__Your goal__:
Filter for the word "this" and keep each matching line.

__Task data__:
·····
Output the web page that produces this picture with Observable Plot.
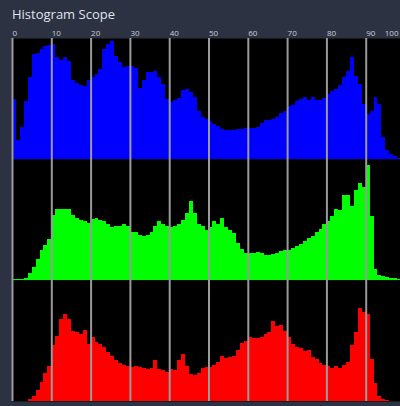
<!DOCTYPE html>
<html><head><meta charset="utf-8">
<script src="https://cdn.jsdelivr.net/npm/d3@7"></script>
<script src="https://cdn.jsdelivr.net/npm/@observablehq/plot@0.6"></script>
<style>
html,body{margin:0;padding:0;overflow:hidden;background:#2d3242;width:400px;height:406px}
#title{height:22px;box-sizing:border-box;padding:6px 0 0 12px;font:13px/16px "Open Sans",sans-serif;color:#dfe2ea;white-space:nowrap}
#chart svg{max-width:none !important;width:410px;height:384px}
</style></head><body>
<div id="title">Histogram Scope</div>
<div id="chart"></div>
<script>
const channels = ["B", "G", "R"];
const channelColors = ["#0000ff", "#00ff00", "#ff0000"];
const tickValues = [0, 10, 20, 30, 40, 50, 60, 70, 80, 90, 100];
const tickLabels = ["0", "10", "20", "30", "40", "50", "60", "70", "80", "90", "100"];

const blueValues = [
  50, 16, 26.5, 48, 67.5, 87, 88, 91, 93.5, 94,
  95, 84, 82, 84, 81, 65, 63, 61.5, 60.5, 65,
  67.5, 70, 74, 91, 95, 97.5, 85, 80, 76, 76.5,
  77, 75.5, 59, 65, 71.5, 71.5, 72.5, 67.5, 62, 50,
  47, 48.5, 50.5, 57, 58, 55, 51, 40, 35, 33,
  31.5, 29, 27, 25, 24, 24, 24, 24.5, 25, 26,
  26, 26, 26.5, 30, 32, 32.5, 33, 35, 38, 40,
  43.5, 45, 48, 50, 51.5, 49, 51, 48.5, 49, 50.5,
  54, 56.5, 58, 61.5, 67.5, 73, 84, 69, 62, 45.5,
  37.5, 40, 51, 45.5, 18.5, 7.5, 4.5, 2.5, 1, 0.5
];
const greenValues = [
  0.5, 0.5, 0.5, 1.5, 5.5, 11, 17, 25, 29, 34,
  54, 59, 58.5, 59, 58.5, 54, 51, 50, 48.5, 47.5,
  50.5, 51, 50, 49, 46.5, 44, 44.5, 44.5, 46, 45,
  40, 39.5, 37.5, 36.5, 37.5, 40, 45, 48.5, 46.5, 44.5,
  43.5, 45, 46.5, 50, 55, 65, 55, 46.5, 45, 41,
  44, 48.5, 46.5, 51, 44, 41.5, 39, 30.5, 26, 22.5,
  22, 22, 23, 22, 21, 21, 21.5, 22.5, 24, 25,
  25, 26.5, 28, 30, 32, 34.5, 36, 39.5, 42, 46,
  49, 52.5, 58.5, 58, 70.5, 70.5, 61, 74.5, 80, 77,
  95, 52.5, 9, 4.5, 3.5, 2.5, 2, 1.5, 1, 0.5
];
const redValues = [
  0, 0, 0, 0, 2, 4, 9.5, 15.5, 23.5, 29,
  46, 54, 68, 72, 68, 57.5, 57, 55.5, 59, 47,
  53, 48.5, 47, 44.5, 40.5, 37, 33.5, 31, 29.5, 29,
  28, 29, 28, 27, 26.5, 27.5, 33.5, 26.5, 25.5, 24,
  26.5, 26, 33.5, 39, 29, 22, 21.5, 23.5, 27.5, 28,
  28, 30, 32.5, 37, 35.5, 36, 37, 42, 48, 50,
  52.5, 52, 52, 52.5, 55, 57, 66.5, 62, 62.5, 58,
  53, 47, 45, 44, 41, 42, 36, 34.5, 31.5, 30,
  29, 27, 29, 27, 30, 32.5, 46.5, 57, 76.5, 73.5,
  72, 35, 14.5, 4.5, 2, 0.5, 0, 0, 0, 0
];

const series = [blueValues, greenValues, redValues];
const rows = channels.flatMap((ch, k) =>
  series[k].map((v, i) => ({ch, color: channelColors[k], x1: i, x2: i + 1, v}))
);
const fmt = d => tickLabels[tickValues.indexOf(d)];

const chart = Plot.plot({
  width: 410,
  height: 384,
  marginLeft: 12,
  marginRight: 5,
  marginTop: 15,
  marginBottom: 4,
  style: {background: "transparent", color: "#c9cdd8", fontFamily: "Open Sans", fontSize: "8px", maxWidth: "none"},
  x: {domain: [0, 100], axis: null},
  y: {domain: [0, 100], axis: null},
  fy: {domain: channels, axis: null, padding: 0},
  marks: [
    Plot.frame({fill: "black", stroke: "none"}),
    Plot.rectY(rows, {x1: "x1", x2: "x2", y: "v", fy: "ch", fill: d => d.color, inset: 0, shapeRendering: "crispEdges"}),
    Plot.gridX(tickValues, {stroke: "#9a9a9a", strokeOpacity: 1, strokeWidth: 2}),
    Plot.axisX(tickValues.slice(0, -1), {anchor: "top", tickSize: 0, tickPadding: 3, textAnchor: "start", tickFormat: fmt}),
    Plot.axisX(tickValues.slice(-1), {anchor: "top", tickSize: 0, tickPadding: 3, textAnchor: "end", dx: -7, tickFormat: fmt})
  ]
});
document.getElementById("chart").appendChild(chart);
</script>
</body></html>
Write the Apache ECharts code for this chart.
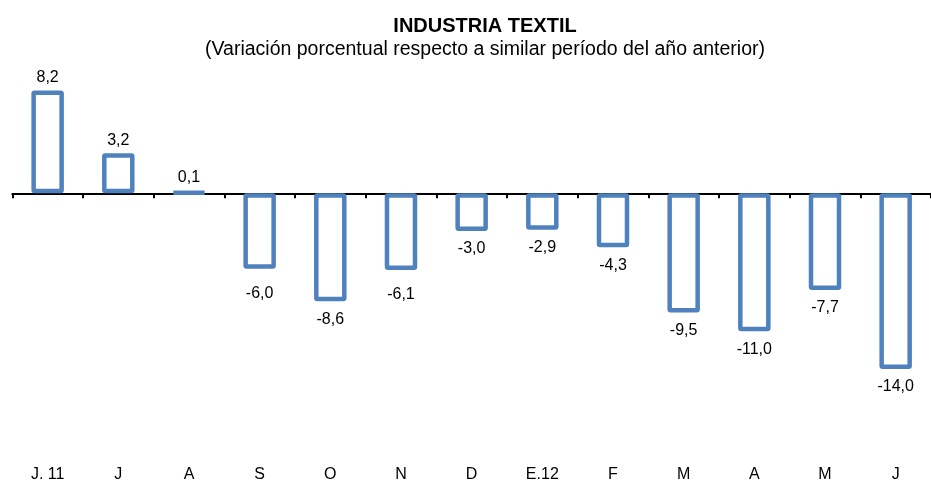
<!DOCTYPE html>
<html>
<head>
<meta charset="utf-8">
<script src="https://cdn.jsdelivr.net/npm/echarts@6/dist/echarts.min.js"></script>
<style>
  html, body { margin: 0; padding: 0; background: #fff; }
  #chart { width: 931px; height: 483px; }
</style>
</head>
<body>
<div id="chart"></div>
<script>
// meses (jun 2011 - jun 2012)
const months = ["J. 11", "J", "A", "S", "O", "N", "D", "E.12", "F", "M", "A", "M", "J"];
// variación porcentual
const values = [8.2, 3.2, 0.1, -6.0, -8.6, -6.1, -3.0, -2.9, -4.3, -9.5, -11.0, -7.7, -14.0];

const font = "'Liberation Sans', Arial, sans-serif";
// en el original las etiquetas de S y N están algo más abajo
const extraDist = { 3: 7, 5: 7 };

const chart = echarts.init(document.getElementById("chart"));

const option = {
  animation: false,
  title: {
    text: "INDUSTRIA TEXTIL",
    subtext: "(Variación porcentual respecto a similar período del año anterior)",
    left: 480,
    top: 11,
    textAlign: "center",
    itemGap: 4,
    textStyle: { fontFamily: font, fontSize: 20, fontWeight: "bold", color: "#000" },
    subtextStyle: { fontFamily: font, fontSize: 19.5, color: "#000" },
  },
  grid: {
    left: 12.3,
    top: 90.5,
    width: 928.2,
    height: 283.7,
  },
  xAxis: [
    {
      type: "category",
      data: months,
      axisLine: { onZero: true, lineStyle: { color: "#000", width: 2 } },
      axisTick: { show: true, interval: 0, length: 5, lineStyle: { color: "#000", width: 2 } },
      axisLabel: { show: false },
    },
    {
      type: "category",
      data: months,
      position: "bottom",
      offset: 90,
      axisLine: { show: false, onZero: false },
      axisTick: { show: false },
      axisLabel: { interval: 0, margin: 8, fontFamily: font, fontSize: 16, color: "#000" },
    },
  ],
  yAxis: {
    type: "value",
    min: -14,
    max: 8.2,
    show: false,
  },
  series: [
    {
      type: "bar",
      barWidth: 32.5,
      itemStyle: {
        color: "#fff",
        borderColor: "#4F81BD",
        borderWidth: 4.5,
        borderRadius: 1,
      },
      data: values.map((v, i) => ({
        value: v,
        label: {
          show: true,
          position: v >= 0 ? "top" : "bottom",
          distance: (v >= 0 ? 5 : 10) + (extraDist[i] || 0),
          fontFamily: font,
          fontSize: 16,
          color: "#000",
          formatter: () => v.toFixed(1).replace(".", ","),
        },
      })),
    },
  ],
};

chart.setOption(option);
</script>
</body>
</html>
·····
__Response to the task__:
Output the web page that produces this picture with Observable Plot.
Write the Apache ECharts code for this chart.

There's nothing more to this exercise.